Hewlett-Packard's looming boardroom scandal comes at the eve of the company's large user and partner event, the HP Technology Forum, which begins Sept. 17 in Houston.
Mark Hurd, HP's CEO, is scheduled to speak at the conference. HP is expecting some 7,000 attendees.
HP is facing a potential range of legal actions over an investigation of boardroom press leaks. In a filing earlier last week with the Security Exchange Commission, HP said it hired an outside firm which used pretexting -- a term used to describe people who pretend to be someone else -- to obtain telephone records. In this case, the telephone records of board members and some reporters were obtained.
HP's best move is "complete transparency -- admit that it was a business blunder, but it's essentially an internal business issue and do everything they can to discourage prosecutions from going out," said C. Hunter Wiggins, a partner at Sonnenschein Nath & Rosenthal.

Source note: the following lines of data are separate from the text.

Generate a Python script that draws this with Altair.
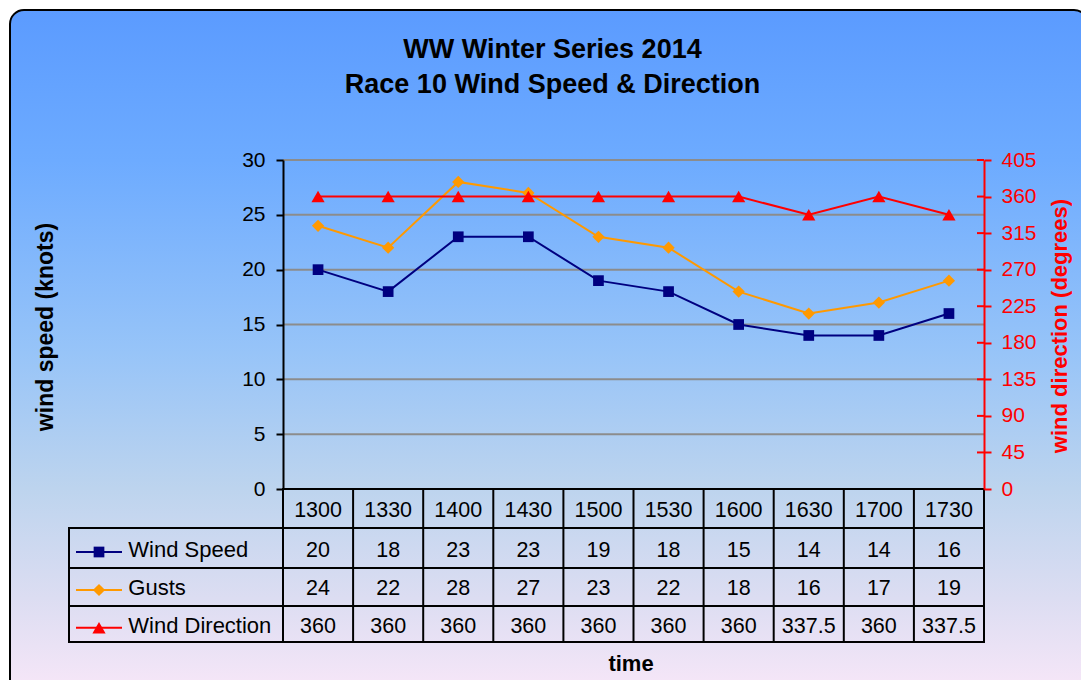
import altair as alt
import pandas as pd

# ---------------- data ----------------
TIMES = ["1300", "1330", "1400", "1430", "1500", "1530", "1600", "1630", "1700", "1730"]
WIND_SPEED = [20, 18, 23, 23, 19, 18, 15, 14, 14, 16]
GUSTS = [24, 22, 28, 27, 23, 22, 18, 16, 17, 19]
WIND_DIRECTION = [360, 360, 360, 360, 360, 360, 360, 337.5, 360, 337.5]
SERIES = ["Wind Speed", "Gusts", "Wind Direction"]
SPEED_TICKS = [0, 5, 10, 15, 20, 25, 30]
DIR_TICKS = [0, 45, 90, 135, 180, 225, 270, 315, 360, 405]
TITLE = ["WW Winter Series 2014", "Race 10 Wind Speed & Direction"]
Y_TITLE_LEFT = "wind speed (knots)"
Y_TITLE_RIGHT = "wind direction (degrees)"
X_TITLE = "time"

rows = []
for name, vals in zip(SERIES, [WIND_SPEED, GUSTS, WIND_DIRECTION]):
    for t, v in zip(TIMES, vals):
        rows.append({"time": t, "series": name, "value": v, "label": f"{v:g}"})
df = pd.DataFrame(rows)
times_df = pd.DataFrame({"time": TIMES})
one = pd.DataFrame({"k": [0]})
speed_ticks_df = pd.DataFrame({"tick": SPEED_TICKS})
dir_ticks_df = pd.DataFrame({"tick": DIR_TICKS})

# ---------------- styles / layout ----------------
W, H = 701, 329
FONT = "Liberation Sans"
STYLE = {
    "Wind Speed": dict(color="#000080", shape="square", size=115),
    "Gusts": dict(color="#FF9900", shape="diamond", size=150),
    "Wind Direction": dict(color="#FF0000", shape="triangle-up", size=175),
}
ROW_BASE = {"Wind Speed": 397.3, "Gusts": 435, "Wind Direction": 472.7}
KEY_Y = {"Wind Speed": 392, "Gusts": 430, "Wind Direction": 467.7}
HEADER_BASE = 356.7
TABLE_FONT = 21.5

XS = alt.Scale(domain=TIMES, paddingInner=0, paddingOuter=0)
X = alt.X("time:O", scale=XS, axis=None)
YL = alt.Scale(domain=[0, 30], nice=False)
YR = alt.Scale(domain=[0, 405], nice=False)

axis_left = alt.Axis(orient="left", values=SPEED_TICKS, tickSize=7, tickWidth=2,
                     tickColor="black", domainColor="black", domainWidth=2,
                     labelFontSize=21, labelColor="black", labelFont=FONT,
                     labelPadding=11, title=None, grid=False, zindex=1)
axis_right = alt.Axis(orient="right", values=DIR_TICKS, tickSize=7, tickWidth=2,
                      tickColor="#FF0000", domainColor="#FF0000", domainWidth=2,
                      labelFontSize=21, labelColor="#FF0000", labelFont=FONT,
                      labelPadding=10, title=None, grid=False, zindex=1)

# background panel
bg = alt.Chart(one).mark_rect(
    fill=alt.LinearGradient(
        gradient="linear", x1=0, y1=0, x2=0, y2=1,
        stops=[
            alt.GradientStop(color="#5B9BFF", offset=0),
            alt.GradientStop(color="#6DABFF", offset=0.22),
            alt.GradientStop(color="#97C4F8", offset=0.5),
            alt.GradientStop(color="#BDD4EE", offset=0.70),
            alt.GradientStop(color="#DCDDF2", offset=0.86),
            alt.GradientStop(color="#F8E7F8", offset=1),
        ]),
    stroke="black", strokeWidth=2, cornerRadius=14,
).encode(x=alt.value(-273), x2=alt.value(805), y=alt.value(-150), y2=alt.value(534))

# grid lines on the speed scale
grid = alt.Chart(speed_ticks_df).transform_filter("datum.tick > 0").mark_rule(
    color="#8c8c8c", strokeWidth=2
).encode(y=alt.Y("tick:Q", scale=YL, axis=axis_left), x=alt.value(0), x2=alt.value(W))


def series_layers(name, scale, axis):
    st = STYLE[name]
    base = alt.Chart(df).transform_filter(alt.datum.series == name)
    y = alt.Y("value:Q", scale=scale, axis=axis)
    line = base.mark_line(color=st["color"], strokeWidth=2).encode(x=X, y=y)
    pts = base.mark_point(filled=True, opacity=1, shape=st["shape"], size=st["size"],
                          color=st["color"]).encode(x=X, y=y)
    return [line, pts]


left_group = alt.layer(grid,
                       *series_layers("Wind Speed", YL, axis_left),
                       *series_layers("Gusts", YL, axis_left))

dir_inner_ticks = alt.Chart(dir_ticks_df).mark_rule(color="#FF0000", strokeWidth=2).encode(
    y=alt.Y("tick:Q", scale=YR, axis=axis_right), x=alt.value(W - 7), x2=alt.value(W))
right_group = alt.layer(dir_inner_ticks, *series_layers("Wind Direction", YR, axis_right))

# ---------------- data table ----------------
table = []
LINE = dict(color="black", strokeWidth=2, strokeCap="square")
table.append(alt.Chart(one).mark_rule(**LINE).encode(
    x=alt.value(0), x2=alt.value(W), y=alt.value(H)))
for yy in [368, 408, 446, 482]:
    table.append(alt.Chart(one).mark_rule(**LINE).encode(
        x=alt.value(-214), x2=alt.value(W), y=alt.value(yy)))
table.append(alt.Chart(one).mark_rule(**LINE).encode(
    x=alt.value(-214), y=alt.value(368), y2=alt.value(482)))
table.append(alt.Chart(one).mark_rule(**LINE).encode(
    x=alt.value(W), y=alt.value(H), y2=alt.value(482)))
table.append(alt.Chart(times_df).mark_rule(**LINE).encode(
    x=alt.X("time:O", scale=XS, axis=None, bandPosition=0),
    y=alt.value(H), y2=alt.value(482)))

TXT = dict(font=FONT, color="black", baseline="alphabetic")
table.append(alt.Chart(times_df).mark_text(align="center", fontSize=TABLE_FONT, **TXT).encode(
    x=X, y=alt.value(HEADER_BASE), text="time:N"))
for name in SERIES:
    st = STYLE[name]
    table.append(alt.Chart(df).transform_filter(alt.datum.series == name)
                 .mark_text(align="center", fontSize=TABLE_FONT, **TXT)
                 .encode(x=X, y=alt.value(ROW_BASE[name]), text="label:N"))
    table.append(alt.Chart(one).mark_text(align="left", fontSize=22, **TXT).encode(
        x=alt.value(-154.7), y=alt.value(ROW_BASE[name]), text=alt.value(name)))
    table.append(alt.Chart(one).mark_rule(color=st["color"], strokeWidth=2).encode(
        x=alt.value(-207), x2=alt.value(-161), y=alt.value(KEY_Y[name])))
    table.append(alt.Chart(one).mark_point(filled=True, opacity=1, shape=st["shape"],
                                           size=st["size"], color=st["color"]).encode(
        x=alt.value(-184), y=alt.value(KEY_Y[name])))

# ---------------- titles ----------------
texts = [
    alt.Chart(one).mark_text(font=FONT, fontSize=27, fontWeight="bold", align="center",
                             baseline="alphabetic", color="black").encode(
        x=alt.value(269.5), y=alt.value(-102), text=alt.value(TITLE[0])),
    alt.Chart(one).mark_text(font=FONT, fontSize=27, fontWeight="bold", align="center",
                             baseline="alphabetic", color="black").encode(
        x=alt.value(269.5), y=alt.value(-67), text=alt.value(TITLE[1])),
    alt.Chart(one).mark_text(font=FONT, fontSize=23, fontWeight="bold", align="center",
                             baseline="middle", angle=270, color="black").encode(
        x=alt.value(-237), y=alt.value(167), text=alt.value(Y_TITLE_LEFT)),
    alt.Chart(one).mark_text(font=FONT, fontSize=22, fontWeight="bold", align="center",
                             baseline="middle", angle=270, color="#FF0000").encode(
        x=alt.value(777), y=alt.value(166), text=alt.value(Y_TITLE_RIGHT)),
    alt.Chart(one).mark_text(font=FONT, fontSize=22, fontWeight="bold", align="center",
                             baseline="alphabetic", color="black").encode(
        x=alt.value(348), y=alt.value(511), text=alt.value(X_TITLE)),
]

chart = alt.layer(bg, left_group, right_group, *table, *texts).resolve_scale(
    y="independent"
).properties(
    width=W, height=H,
    autosize=alt.AutoSizeParams(type="none"),
    padding={"left": 275, "top": 152, "right": 97, "bottom": 191},
).configure_view(stroke="transparent").configure(background="white")

chart.save("out.html", embed_options={"renderer": "svg", "actions": False})
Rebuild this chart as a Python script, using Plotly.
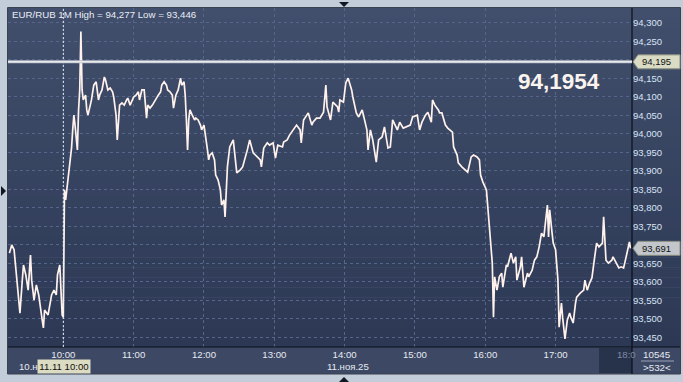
import plotly.graph_objects as go

# ---------------- data ----------------
DAY = "2025-11-11"
times = ["09:14","09:16","09:18","09:20","09:21","09:23","09:25","09:26","09:28","09:30",
         "09:32","09:33","09:35","09:37","09:39","09:40","09:42","09:43","09:44","09:47",
         "09:49","09:50","09:52","09:54","09:55","09:57","09:58","09:59","10:00","10:01",
         "10:02","10:04","10:06","10:07","10:08","10:09","10:10","10:11","10:12","10:13",
         "10:14","10:15","10:16","10:17","10:19","10:20","10:21","10:23","10:24","10:26",
         "10:28","10:30","10:31","10:33","10:35","10:36","10:38","10:40","10:42","10:43",
         "10:45","10:46","10:47","10:48","10:50","10:52","10:54","10:55","10:57","10:59",
         "11:00","11:02","11:04","11:05","11:07","11:09","11:11","11:12","11:14","11:16",
         "11:17","11:19","11:21","11:23","11:24","11:26","11:28","11:29","11:31","11:33",
         "11:34","11:36","11:38","11:40","11:41","11:43","11:44","11:45","11:46","11:47",
         "11:48","11:50","11:52","11:53","11:55","11:57","11:58","12:00","12:02","12:03",
         "12:04","12:05","12:07","12:09","12:10","12:12","12:14","12:15","12:17","12:18",
         "12:20","12:22","12:25","12:26","12:28","12:31","12:33","12:37","12:39","12:42",
         "12:45","12:48","12:49","12:51","12:54","12:56","12:59","13:01","13:03","13:07",
         "13:08","13:11","13:13","13:16","13:19","13:22","13:23","13:25","13:28","13:29",
         "13:32","13:33","13:36","13:39","13:42","13:44","13:45","13:48","13:50","13:54",
         "13:55","13:56","13:59","14:01","14:03","14:05","14:06","14:07","14:10","14:12",
         "14:15","14:17","14:19","14:20","14:22","14:24","14:27","14:29","14:32","14:34",
         "14:37","14:39","14:41","14:45","14:47","14:50","14:53","14:56","14:58","15:02",
         "15:04","15:06","15:09","15:11","15:14","15:15","15:17","15:20","15:21","15:23",
         "15:26","15:28","15:32","15:33","15:36","15:37","15:40","15:43","15:45","15:48",
         "15:50","15:53","15:55","15:56","15:58","16:01","16:02","16:03","16:04","16:06",
         "16:07","16:08","16:10","16:12","16:14","16:15","16:18","16:19","16:22","16:24",
         "16:26","16:27","16:30","16:31","16:33","16:36","16:37","16:40","16:42","16:44",
         "16:46","16:48","16:50","16:53","16:54","16:55","16:57","16:58","17:00","17:02",
         "17:03","17:05","17:06","17:08","17:10","17:12","17:13","17:15","17:17","17:18",
         "17:21","17:24","17:25","17:27","17:29","17:31","17:33","17:35","17:37","17:40",
         "17:41","17:42","17:43","17:45","17:48","17:49","17:52","17:54","17:56","17:58",
         "17:59","18:01","18:03","18:04"]
prices = [93.678,93.700,93.687,93.619,93.578,93.516,93.605,93.646,93.619,93.578,
          93.673,93.605,93.551,93.592,93.565,93.538,93.497,93.476,93.524,93.511,
          93.551,93.565,93.578,93.565,93.619,93.646,93.578,93.511,93.505,93.849,
          93.822,93.876,93.930,93.962,94.011,94.051,94.024,93.984,93.957,94.065,
          94.119,94.277,94.119,94.092,94.105,94.065,94.051,94.078,94.092,94.132,
          94.141,94.092,94.105,94.119,94.154,94.146,94.119,94.124,94.114,94.100,
          94.051,93.984,94.038,94.078,94.084,94.078,94.092,94.097,94.078,94.092,
          94.100,94.105,94.114,94.092,94.119,94.119,94.043,94.078,94.070,94.078,
          94.084,94.092,94.105,94.114,94.132,94.141,94.132,94.119,94.114,94.105,
          94.070,94.105,94.119,94.151,94.132,94.141,94.105,94.038,93.957,94.038,
          94.065,94.051,94.038,94.043,94.038,94.024,94.011,94.024,93.984,93.957,
          93.930,93.943,93.949,93.930,93.889,93.876,93.849,93.808,93.822,93.776,
          93.911,93.965,93.984,93.957,93.895,93.903,93.911,93.957,93.984,93.949,
          93.938,93.930,93.911,93.962,93.976,93.970,93.976,93.935,93.970,93.965,
          93.978,93.984,93.997,94.011,94.024,94.011,93.976,94.038,94.051,94.057,
          94.024,94.032,94.043,94.043,94.059,94.132,94.073,94.038,94.086,94.073,
          94.059,94.092,94.086,94.138,94.151,94.132,94.119,94.100,94.057,94.046,
          94.065,94.038,94.011,93.957,94.011,93.984,93.924,93.984,93.992,94.019,
          93.962,93.965,94.038,94.011,94.032,94.016,94.019,94.024,94.046,94.051,
          94.011,94.032,94.051,94.059,94.032,94.092,94.078,94.065,94.057,94.057,
          94.024,94.016,94.005,93.965,93.943,93.922,93.911,93.903,93.897,93.938,
          93.943,93.938,93.930,93.889,93.870,93.849,93.808,93.781,93.722,93.651,
          93.505,93.614,93.578,93.614,93.624,93.586,93.646,93.641,93.678,93.651,
          93.668,93.605,93.641,93.668,93.586,93.624,93.614,93.632,93.659,93.668,
          93.695,93.732,93.722,93.808,93.722,93.795,93.732,93.705,93.687,93.605,
          93.478,93.543,93.505,93.446,93.497,93.516,93.505,93.489,93.543,93.559,
          93.570,93.578,93.605,93.578,93.597,93.611,93.659,93.705,93.695,93.705,
          93.776,93.722,93.659,93.651,93.659,93.668,93.651,93.638,93.641,93.638,
          93.651,93.678,93.708,93.691]

y_ticks = [93.45, 93.50, 93.55, 93.60, 93.65, 93.70, 93.75, 93.80, 93.85, 93.90,
           93.95, 94.00, 94.05, 94.10, 94.15, 94.20, 94.25, 94.30]
hidden_ticks = [93.70, 94.20]   # covered by price tags in the reference
hour_ticks = ["10:00", "11:00", "12:00", "13:00", "14:00", "15:00", "16:00", "17:00"]
title_text = "EUR/RUB 1M High = 94,277 Low = 93,446"
level_price = 94.195
big_price = "94,1954"
last_price = 93.691
cursor_time = "10:00"

x_vals = [f"{DAY} {t}" for t in times]
y_ticktext = ["" if any(abs(v - h) < 1e-9 for h in hidden_ticks)
              else f"{v:.3f}".replace(".", ",") for v in y_ticks]

# ---------------- geometry helpers (pixels -> paper) ----------------
W, H = 683, 382
L, R, T, B = 8, 632, 8, 347
def px(x):
    return (x - L) / (R - L)
def py(y):
    return (B - y) / (B - T)

FONT = "Liberation Sans"

fig = go.Figure()
fig.add_trace(go.Scatter(x=x_vals, y=prices, mode="lines",
                         line=dict(color="#fff1ec", width=1.7),
                         hoverinfo="skip", showlegend=False))

shapes = []
# dark panel gradient (main + right axis)
top_c = (0x41, 0x4f, 0x6c)
bot_c = (0x2c, 0x38, 0x54)
n = 34
for i in range(n):
    y0 = T + (B - T) * i / n
    y1 = T + (B - T) * (i + 1) / n + 0.6
    f = (i + 0.5) / n
    c = tuple(int(round(top_c[k] + (bot_c[k] - top_c[k]) * f)) for k in range(3))
    shapes.append(dict(type="rect", xref="paper", yref="paper", layer="below",
                       x0=px(L), x1=px(680), y0=py(y1), y1=py(y0),
                       line=dict(width=0), fillcolor="rgb(%d,%d,%d)" % c))
# bottom axis panel
shapes.append(dict(type="rect", xref="paper", yref="paper", layer="below",
                   x0=px(L), x1=px(680), y0=py(374), y1=py(B),
                   line=dict(width=0), fillcolor="#3d4964"))
# dark box at right of time axis
shapes.append(dict(type="rect", xref="paper", yref="paper", layer="below",
                   x0=px(599), x1=px(R), y0=py(373), y1=py(B + 1),
                   line=dict(width=0), fillcolor="#27334b"))
# panel border
shapes.append(dict(type="rect", xref="paper", yref="paper", layer="above",
                   x0=px(7.5), x1=px(680.5), y0=py(374), y1=py(7.5),
                   line=dict(width=1, color="#3a4150"), fillcolor="rgba(0,0,0,0)"))
# black separators
shapes.append(dict(type="line", xref="paper", yref="paper", layer="above",
                   x0=px(L), x1=px(680), y0=py(B), y1=py(B),
                   line=dict(width=1.2, color="#0b0f18")))
shapes.append(dict(type="line", xref="paper", yref="paper", layer="above",
                   x0=px(R), x1=px(R), y0=py(374), y1=py(T),
                   line=dict(width=1.2, color="#0b0f18")))
# separator in bottom-right box
shapes.append(dict(type="line", xref="paper", yref="paper", layer="above",
                   x0=px(641), x1=px(674), y0=py(361), y1=py(361),
                   line=dict(width=1, color="#9aa4b8")))
# vertical cursor at 10:00
shapes.append(dict(type="line", xref="x", yref="paper", layer="above",
                   x0=f"{DAY} {cursor_time}", x1=f"{DAY} {cursor_time}", y0=0, y1=1,
                   line=dict(width=1, color="#e8ecf4", dash="2px,2px")))
# horizontal level line
shapes.append(dict(type="line", xref="paper", yref="y", layer="above",
                   x0=0, x1=1, y0=level_price, y1=level_price,
                   line=dict(width=3, color="#b9bec8")))
shapes.append(dict(type="line", xref="paper", yref="y", layer="above",
                   x0=0, x1=1, y0=level_price, y1=level_price,
                   line=dict(width=1, color="#ffffff")))

# price tag boxes on right axis (pentagon pointing left)
def tag(yval, color):
    hh = 7 * 0.05 / 18.5
    x_tip, x_a, x_b = px(633), px(638), px(680)
    return dict(type="path", xref="paper", yref="y", layer="above",
                path=f"M {x_tip},{yval} L {x_a},{yval + hh} L {x_b},{yval + hh} "
                     f"L {x_b},{yval - hh} L {x_a},{yval - hh} Z",
                fillcolor=color, line=dict(width=1, color="#8a8e80"))
shapes.append(tag(level_price, "#d9dbc4"))
shapes.append(tag(last_price, "#c3c7cc"))

# triangles on the frame
shapes.append(dict(type="path", xref="paper", yref="paper", layer="above",
                   path=f"M {px(339)},{py(2)} L {px(349)},{py(2)} L {px(344)},{py(7)} Z",
                   fillcolor="#111722", line=dict(width=0)))
shapes.append(dict(type="path", xref="paper", yref="paper", layer="above",
                   path=f"M {px(339)},{py(382)} L {px(349)},{py(382)} L {px(344)},{py(377)} Z",
                   fillcolor="#111722", line=dict(width=0)))
shapes.append(dict(type="path", xref="paper", yref="paper", layer="above",
                   path=f"M {px(1)},{py(186)} L {px(1)},{py(196)} L {px(6)},{py(191)} Z",
                   fillcolor="#111722", line=dict(width=0)))

annotations = [
    dict(text=title_text, xref="paper", yref="paper", x=px(10), y=py(15),
         xanchor="left", yanchor="middle", showarrow=False,
         font=dict(family=FONT, size=9.7, color="#e9edf5")),
    dict(text=f"<b>{big_price}</b>", xref="paper", yref="paper", x=px(559), y=py(81),
         xanchor="center", yanchor="middle", showarrow=False,
         font=dict(family=FONT, size=22.5, color="#fbf3ee")),
    dict(text=f"{level_price:.3f}".replace(".", ","), xref="paper", yref="y",
         x=px(640), y=level_price, xanchor="left", yanchor="middle", showarrow=False,
         font=dict(family=FONT, size=9.5, color="#111111")),
    dict(text=f"{last_price:.3f}".replace(".", ","), xref="paper", yref="y",
         x=px(640), y=last_price, xanchor="left", yanchor="middle", showarrow=False,
         font=dict(family=FONT, size=9.5, color="#111111")),
    dict(text="10.н", xref="paper", yref="paper", x=px(17), y=py(366),
         xanchor="left", yanchor="middle", showarrow=False,
         font=dict(family=FONT, size=9.6, color="#e6eaf2")),
    dict(text="11.11 10:00", xref="paper", yref="paper", x=px(63.5), y=py(366),
         xanchor="center", yanchor="middle", showarrow=False,
         bgcolor="#dcdcc2", borderpad=1, width=50,
         font=dict(family=FONT, size=9.6, color="#111111")),
    dict(text="11.ноя.25", xref="paper", yref="paper", x=px(348), y=py(366),
         xanchor="center", yanchor="middle", showarrow=False,
         font=dict(family=FONT, size=9.6, color="#e6eaf2")),
    dict(text="18:0", xref="paper", yref="paper", x=px(615), y=py(355),
         xanchor="left", yanchor="middle", showarrow=False,
         font=dict(family=FONT, size=9.6, color="#7e8aa2")),
    dict(text="10545", xref="paper", yref="paper", x=px(657), y=py(354),
         xanchor="center", yanchor="middle", showarrow=False,
         font=dict(family=FONT, size=9.8, color="#e6eaf2")),
    dict(text="&gt;532&lt;", xref="paper", yref="paper", x=px(657), y=py(367),
         xanchor="center", yanchor="middle", showarrow=False,
         font=dict(family=FONT, size=9.8, color="#e6eaf2")),
]

fig.update_layout(
    width=W, height=H,
    margin=dict(l=L, r=W - R, t=T, b=H - B, pad=0),
    paper_bgcolor="#c3ccd9",
    plot_bgcolor="rgba(0,0,0,0)",
    separators=",.",
    showlegend=False,
    shapes=shapes,
    annotations=annotations,
    xaxis=dict(
        type="date",
        range=[f"{DAY} 09:12:48", f"{DAY} 18:05:12"],
        tickvals=[f"{DAY} {t}" for t in hour_ticks],
        ticktext=hour_ticks,
        showgrid=True, gridcolor="#56668a", griddash="3px,3px", gridwidth=1,
        zeroline=False, showline=False, ticks="",
        tickfont=dict(family=FONT, size=9.6, color="#e6eaf2"),
        fixedrange=True,
    ),
    yaxis=dict(
        side="right",
        range=[93.4243, 94.3405],
        tickvals=y_ticks,
        ticktext=y_ticktext,
        showgrid=True, gridcolor="#56668a", griddash="3px,3px", gridwidth=1,
        zeroline=False, showline=False, ticks="",
        tickfont=dict(family=FONT, size=9.5, color="#d8e3f6"),
        fixedrange=True,
    ),
)

fig.write_html("out.html")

HP will have to show that the board understands and recognizes that this conduct is disastrous and that is has taken steps to clean up its own house, Wiggins said.
Pretexting can bring legal trouble under a number of California laws, including its constitutionally protected right to privacy, as well as a state computer crime law that makes it illegal to unlawfully gain access to a person's computer, Wiggins said.
California's identity theft law may be applied as well because it could be argued that pretexting involves some form of identity theft, Wiggins aid. HP's board and the phone carriers may bring lawsuits as well.
Federal action, including an SEC investigation is possible. The SEC doesn't disclose its investigations, but if a public company is facing a formal SEC investigation it may disclose that fact, said Wiggins, who previously worked for the SEC.
Although federal law requires telephone carriers to protect the privacy of phone records, the states have been moving to clear up any ambiguity over pretexting. In the last two years, more than 11 states have passed laws imposing sanctions on pretexting, said Joseph Sanscrainte, a telecommunications and privacy lawyer with Bryan Cave.
California doesn't have a pretext-specific ban, but the states that do are Arizona, Connecticut, Colorado, Georgia, Maryland, Michigan, Minnesota, Okalahoma, Rhode Island and Washington, Sanscrainte said. He added he expects other states to follow.